Indoor 3D scanning with PIX4Dcatch
Mapping large indoor spaces with a smartphone can be challenging. As you walk and scan, errors in position and orientation build up over time, a phenomenon known as "drift." This drift can accumulate and cause the final model to be inaccurate, with warped or duplicated surfaces that make the data unusable for professional purposes. This is a constraint for anyone trying to capture large or complex indoor environments with a mobile device.
We tested an iPhone/PIX4Dcatch workflow, using the GeoFusion algorithm and Autotags to guarantee the necessary accuracy. Autotags serve as an effective drift correction method. When "Tag Detection" is enabled, PIX4Dcatch automatically recognizes the tags during acquisition and uses them with tracking information to correct drift immediately upon completion. After data acquisition, the GeoFusion algorithm plays a crucial role: it uses all the data to figure out the exact location and angle of the camera for every picture, ensuring a highly accurate result.
This combination allows users to capture accurate data in real-time, even in large spaces where traditional methods fail.
The article is based on a research paper by Christoph Strecha, Martin Rehak, and Davide Cucci.

PIX4Dcatch's GeoFusion algorithm
First, we performed a comparative test to ascertain the effect of the GeoFusion algorithm, specifically measuring performance with and without Autotags (A4 / US Letter). We did this by walking in a loop indoors with PIX4Dcatch on two phones, with identical settings, except for one having “Tag Detection” enabled and the other not. The latter relied on the app's inbuilt “minimalistic mode”, using live video feed, phone sensors such as GNSS and compass — a technology similar to the well-known Simultaneous Localization and Mapping (SLAM).
After the walk, we compared the results to see how accurately our phones' cameras had "seen" the Autotags. The "re-projection error" is a measurement of this accuracy—the lower the number, the more accurate the camera's position.
The results showed a huge difference. The phone using Tag Detection had a much lower average error (7 pixels) compared to the phone without Tag Detection enabled (41 pixels). This means the GeoFusion method was much better at keeping track of the camera's position and significantly reduced the problem of "drift.". This was especially clear at the beginning of the test, where drift is usually the worst.
Merging multiple scans for large spaces
Using this method, we successfully mapped a 2000 m² office building. For scenarios like this, you can capture multiple individual scans and merge them later. Thanks to the Autotags, we were able to ensure alignment on the merged datasets.

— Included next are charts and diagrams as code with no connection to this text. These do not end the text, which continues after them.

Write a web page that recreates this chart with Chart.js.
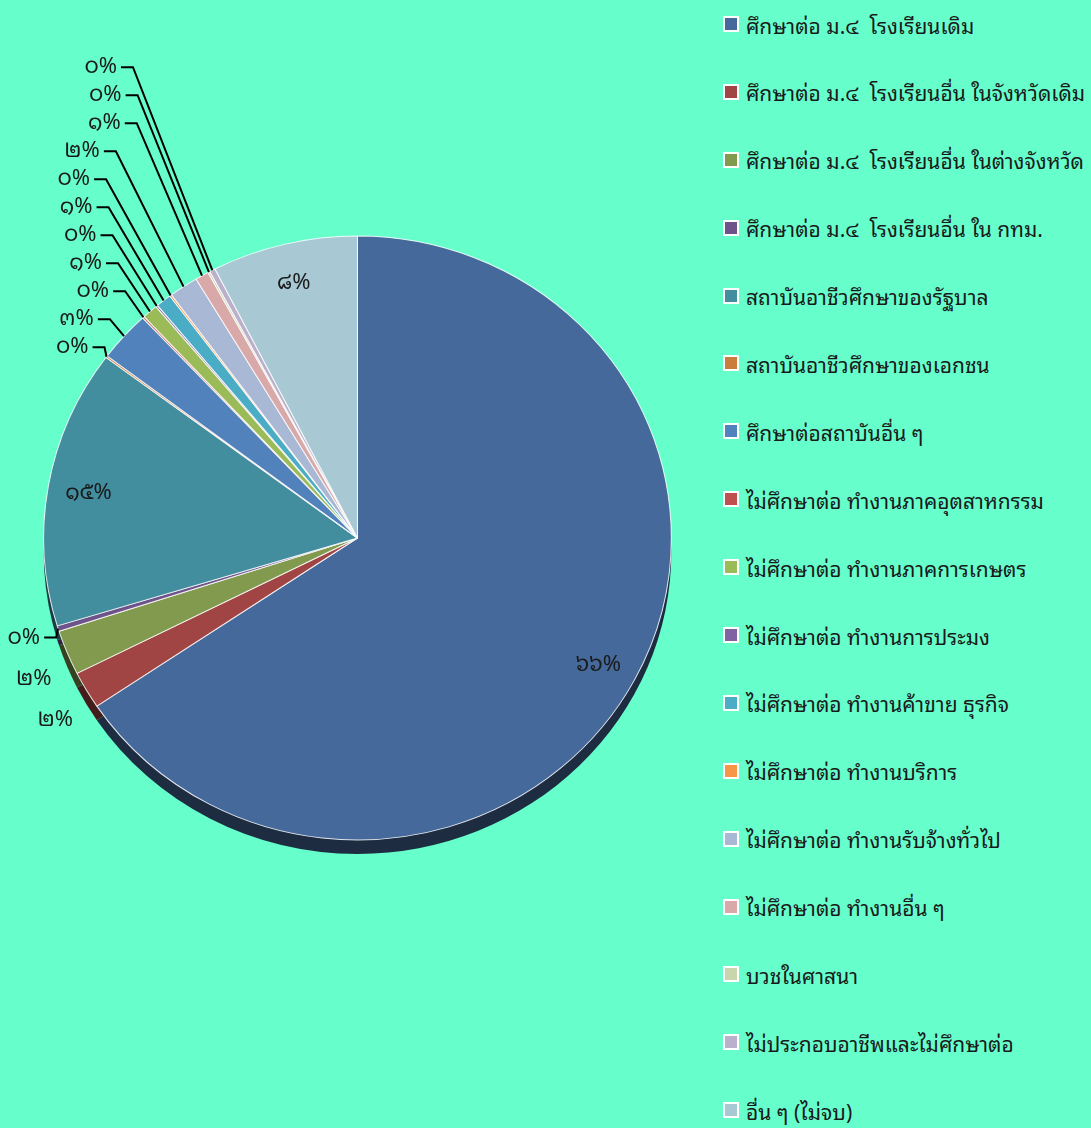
<!DOCTYPE html>
<html lang="th">
<head>
<meta charset="utf-8">
<script src="https://cdn.jsdelivr.net/npm/chart.js@4/dist/chart.umd.min.js"></script>
<style>
  html, body { margin: 0; padding: 0; background: #66ffcc; overflow: hidden; }
  body { width: 1091px; height: 1128px; position: relative; font-family: "Noto Sans Thai Looped", "Noto Sans Thai", Tahoma, "Noto Sans", sans-serif; }
  #wrap { position: absolute; left: 0; top: 0; width: 715px; height: 1128px; }
  #legend { position: absolute; left: 723px; top: 10px; margin: 0; padding: 0; list-style: none; }
  #legend li { height: 28px; margin-bottom: 39.9px; display: flex; align-items: center; white-space: pre; font-size: 21px; color: #1a1a1a; }
  #legend span.box { width: 12px; height: 12px; border: 2px solid #fff; margin-right: 7px; flex: none; }
</style>
</head>
<body>
<div id="wrap"><canvas id="pieChart"></canvas></div>
<ul id="legend"></ul>
<script>
// categories and values (in per-mille of the total)
const categories = [
    'ศึกษาต่อ ม.๔  โรงเรียนเดิม',
    'ศึกษาต่อ ม.๔  โรงเรียนอื่น ในจังหวัดเดิม',
    'ศึกษาต่อ ม.๔  โรงเรียนอื่น ในต่างจังหวัด',
    'ศึกษาต่อ ม.๔  โรงเรียนอื่น ใน กทม.',
    'สถาบันอาชีวศึกษาของรัฐบาล',
    'สถาบันอาชีวศึกษาของเอกชน',
    'ศึกษาต่อสถาบันอื่น ๆ',
    'ไม่ศึกษาต่อ ทำงานภาคอุตสาหกรรม',
    'ไม่ศึกษาต่อ ทำงานภาคการเกษตร',
    'ไม่ศึกษาต่อ ทำงานการประมง',
    'ไม่ศึกษาต่อ ทำงานค้าขาย ธุรกิจ',
    'ไม่ศึกษาต่อ ทำงานบริการ',
    'ไม่ศึกษาต่อ ทำงานรับจ้างทั่วไป',
    'ไม่ศึกษาต่อ ทำงานอื่น ๆ',
    'บวชในศาสนา',
    'ไม่ประกอบอาชีพและไม่ศึกษาต่อ',
    'อื่น ๆ (ไม่จบ)'
];
const values = [656, 20, 24, 3, 149, 1, 27, 1, 8, 1, 8, 1, 15, 7, 1, 3, 75];
const colors = [
    '#44699a', '#a04543', '#819a4e', '#6d5389', '#428e9f', '#c97c3c',
    '#5282bc', '#c0504d', '#9bbb59', '#8064a2', '#4bacc6', '#f79646',
    '#a9b8d5', '#d8a9a8', '#c9d5ad', '#bab0cb', '#a8c8d4'
];

// slight tilt: pie is drawn a bit wider than tall
const tiltX = 1.029, tiltY = 0.99;
const depth = 14;

const thaiDigits = '๐๑๒๓๔๕๖๗๘๙';
function toThai(n) {
    return String(n).replace(/[0-9]/g, d => thaiDigits[d]);
}
function darken(hex, f) {
    const n = parseInt(hex.slice(1), 16);
    const r = Math.round((n >> 16) * f), g = Math.round(((n >> 8) & 255) * f), b = Math.round((n & 255) * f);
    return 'rgb(' + r + ',' + g + ',' + b + ')';
}

// squash the pie into an ellipse and draw a darker copy below it for the 3d edge
const pieTilt = {
    id: 'pieTilt',
    beforeDatasetsDraw(chart) {
        const ctx = chart.ctx;
        const meta = chart.getDatasetMeta(0);
        const c = meta.data[0].getProps(['x', 'y'], true);
        ctx.save();
        ctx.translate(c.x, c.y);
        ctx.scale(tiltX, tiltY);
        ctx.translate(-c.x, -c.y);
        meta.data.forEach((arc, i) => {
            const p = arc.getProps(['x', 'y', 'startAngle', 'endAngle', 'outerRadius'], true);
            ctx.beginPath();
            ctx.moveTo(p.x, p.y + depth / tiltY);
            ctx.arc(p.x, p.y + depth / tiltY, p.outerRadius, p.startAngle, p.endAngle);
            ctx.closePath();
            ctx.fillStyle = darken(colors[i], 0.42);
            ctx.fill();
        });
    },
    afterDatasetsDraw(chart) {
        chart.ctx.restore();
    }
};

// percent labels: big slices inside, small ones outside with leader lines
const pctLabels = {
    id: 'pctLabels',
    afterDatasetsDraw(chart) {
        const ctx = chart.ctx;
        const total = values.reduce((a, b) => a + b, 0);
        const gap = 28;
        const outside = [];
        ctx.save();
        ctx.font = '22px "Noto Sans Thai Looped", "Noto Sans Thai", Tahoma, "Noto Sans", sans-serif';
        ctx.fillStyle = '#1a1a1a';
        ctx.textBaseline = 'middle';
        chart.getDatasetMeta(0).data.forEach((arc, i) => {
            const p = arc.getProps(['x', 'y', 'startAngle', 'endAngle', 'outerRadius'], true);
            const mid = (p.startAngle + p.endAngle) / 2;
            const pct = Math.round(values[i] * 100 / total);
            const text = toThai(pct) + '%';
            const cos = Math.cos(mid), sin = Math.sin(mid);
            // labels on the lower half sit lower by the depth of the edge
            const drop = sin > 0 ? depth * sin : 0;
            const at = (r, dy) => ({ x: p.x + cos * r * tiltX, y: p.y + sin * r * tiltY + (dy || 0) });
            if (pct >= 5) {
                const q = at(p.outerRadius * 0.87, drop * 0.5);
                ctx.textAlign = 'center';
                ctx.fillText(text, q.x, q.y);
                return;
            }
            outside.push({
                text, pct, cos, sin,
                rim: at(p.outerRadius),
                nat: at(p.outerRadius + 16, drop),
                far: at(p.outerRadius + 35, depth * 0.9)
            });
        });
        // push the upper left labels upward so they do not overlap
        const upper = outside.filter(o => o.cos < 0 && o.sin < 0).sort((a, b) => b.nat.y - a.nat.y);
        let prev = Infinity;
        upper.forEach(o => {
            o.y = Math.min(o.nat.y, prev - gap);
            prev = o.y;
        });
        ctx.strokeStyle = '#000';
        ctx.lineWidth = 2;
        outside.forEach(o => {
            if (o.y === undefined) o.y = o.nat.y;
            const moved = o.nat.y - o.y > 1;
            if (!moved && o.pct >= 1.5) {
                ctx.textAlign = 'center';
                ctx.fillText(o.text, o.far.x, o.far.y);
                return;
            }
            let x = o.rim.x - 2;
            if (moved) {
                // leader leans outward, a bit less steep than the radius
                x = o.rim.x - Math.max(0, o.rim.y - o.y) * 0.75 * Math.abs(o.cos / o.sin);
            }
            ctx.beginPath();
            ctx.moveTo(o.rim.x, o.rim.y);
            ctx.lineTo(x, o.y);
            ctx.lineTo(x - 12, o.y);
            ctx.stroke();
            ctx.textAlign = 'right';
            ctx.fillText(o.text, x - 16, o.y);
        });
        ctx.restore();
    }
};

const ctxPie = document.getElementById('pieChart').getContext('2d');
const pieChart = new Chart(ctxPie, {
    type: 'pie',
    data: {
        labels: categories,
        datasets: [{
            data: values,
            backgroundColor: colors,
            borderColor: 'rgba(255,255,255,0.85)',
            borderWidth: 1,
            radius: 305,
            clip: false
        }]
    },
    options: {
        responsive: true,
        maintainAspectRatio: false,
        animation: false,
        layout: { padding: { bottom: 52 } },
        plugins: {
            legend: { display: false },
            tooltip: { enabled: false }
        }
    },
    plugins: [pieTilt, pctLabels]
});

// html legend built from the chart's own legend items
const legendEl = document.getElementById('legend');
pieChart.options.plugins.legend.labels.generateLabels(pieChart).forEach(item => {
    const li = document.createElement('li');
    const box = document.createElement('span');
    box.className = 'box';
    box.style.background = item.fillStyle;
    li.appendChild(box);
    li.appendChild(document.createTextNode(item.text));
    legendEl.appendChild(li);
});
</script>
</body>
</html>
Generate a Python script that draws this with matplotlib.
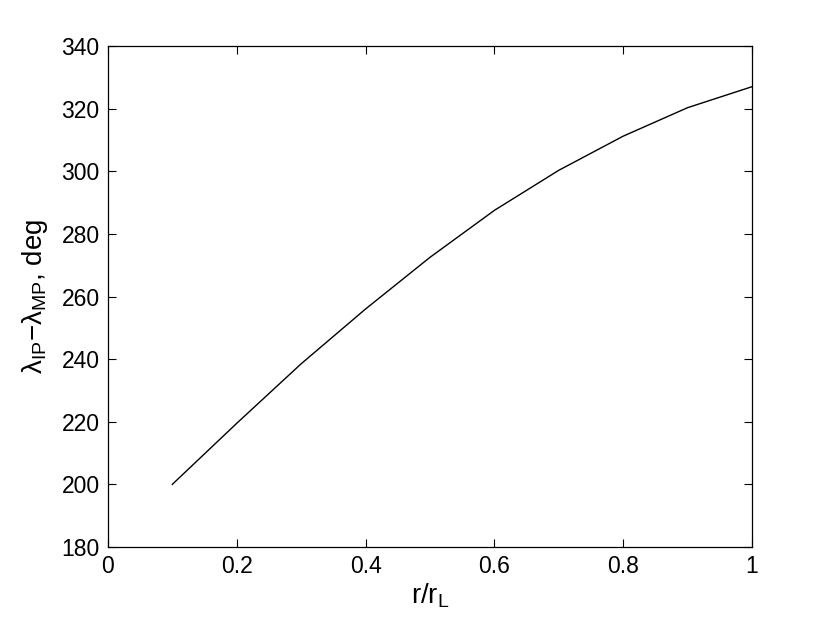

Since indoor environments block the GNSS signal, each mobile scan is initially in its own coordinate system. To guarantee a single, accurate result, we strategically place fixed reference targets (Autotags) across the area. These shared reference points enable PIX4Dmatic to automatically align and stitch multiple projects together, successfully merging all five of our independent captures into one unified, massive 3D model.
After a final check and optimization of the whole merged project, the result was a detailed 3D digital reconstruction of the 60 × 42 m office space, created by combining the data from about 5,000 photos and LiDAR scans taken with an iPhone.

Interior and exterior: a unified 3D model
Our second project involved a scan of a family house, where we combined data from both the exterior and various floors. The whole model was created from several PIX4Dcatch projects, each processed individually before being merged in PIX4Dmatic. The final result is a single 3D model of the entire house, demonstrating the ability to unify both indoor and outdoor data from a multi-level structure using PIX4Dcatch and PIX4Dmatic. The final point cloud is shown in various cutting planes below.

Indoor mapping workflow with Pix4D
Our workflow is designed to be simple and accessible for everyone. Here’s how it works:
- Place the Autotags: First, you strategically place the Autotags in the area you want to scan; their position does not need to be known in advance.
- Scan the area: Use PIX4Dcatch to walk around the area, capturing images and LiDAR data. The software automatically detects the Autotags in real-time.
- Let the software do the work: After you finish the data acquisition, the GeoFusion algorithm runs on the phone in seconds, correcting for drift and optimizing the camera positions.
- Merge the scans (for large projects): For very large projects, you can combine multiple datasets together to create a full 3D model of the entire space.
Indoor reality capture: affordable workflow for challenging environments
This workflow is a significant advancement for anyone who needs to capture accurate 3D data of indoor spaces. For a long time, professionals had to choose between two options: expensive, specialized laser scanners that provide high accuracy, or simple mobile apps that are fast and cheap but suffer from major accuracy issues.
Our solution changes that. It bridges the gap by providing a professional-grade tool that uses a device you already have—your smartphone. Ultimately, this workflow empowers you to get high-quality, actionable 3D data from challenging environments quickly and affordably.